Bayadera does not aim to rival or to mimic R tools - it aims to be better! But, it is strongly opinionated; either you take the bayesian path, or you use something else :)

Currently, I do not have resources to take on the task of creating a general-purpose plotting library. My idea with the plotting toolbox available in Bayadera is to provide a tool that would do one job - provide fast, easy to use, plotting for exactly those types of plots that are needed for bayesian stuff - and do that job well.

Plotting in general is not that hard technically, but the problem is that each user in each situation wants something unique. The level of customizability found in ggplot, matplotlib and the likes is rather high; that's something I do not have motivation to pursue.

simonb · on Aug 5, 2016

Shameless self promotion: https://github.com/sbelak/huri has a half-decent plotting DSL that uses ggplot underneath.

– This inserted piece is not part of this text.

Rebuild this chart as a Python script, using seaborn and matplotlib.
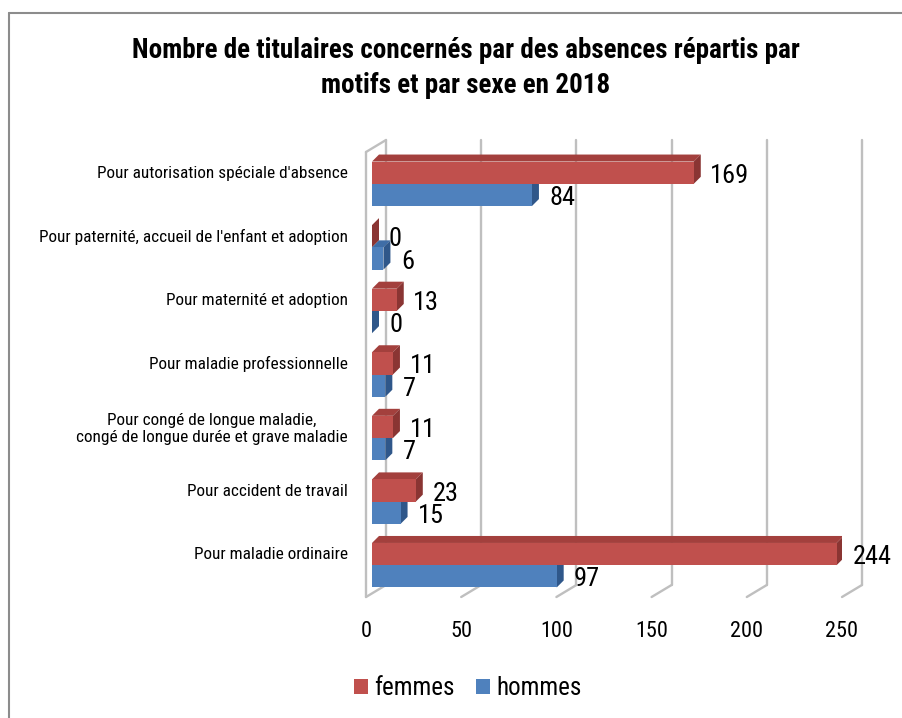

anon1253 · on July 31, 2016

Just of out curiosity, how hard would it be to write a compiler that takes JAGS or STAN model files and compiles it to the s-exps needed to use the library?

jsweojtj · on July 31, 2016

I must be missing something. Is there any output that we are supposed to be seeing? Plots of the fits or something?

dragandj · on July 31, 2016

Yes. Run the tests in the REPL. Call (analysis) to only invoke the fits and get the timings, or call (display-sketch) and then (reset! all-data (analysis)) to see the plots. It is only done like that in these examples; for actual work, you are free to use any meaning combination of functions that you like.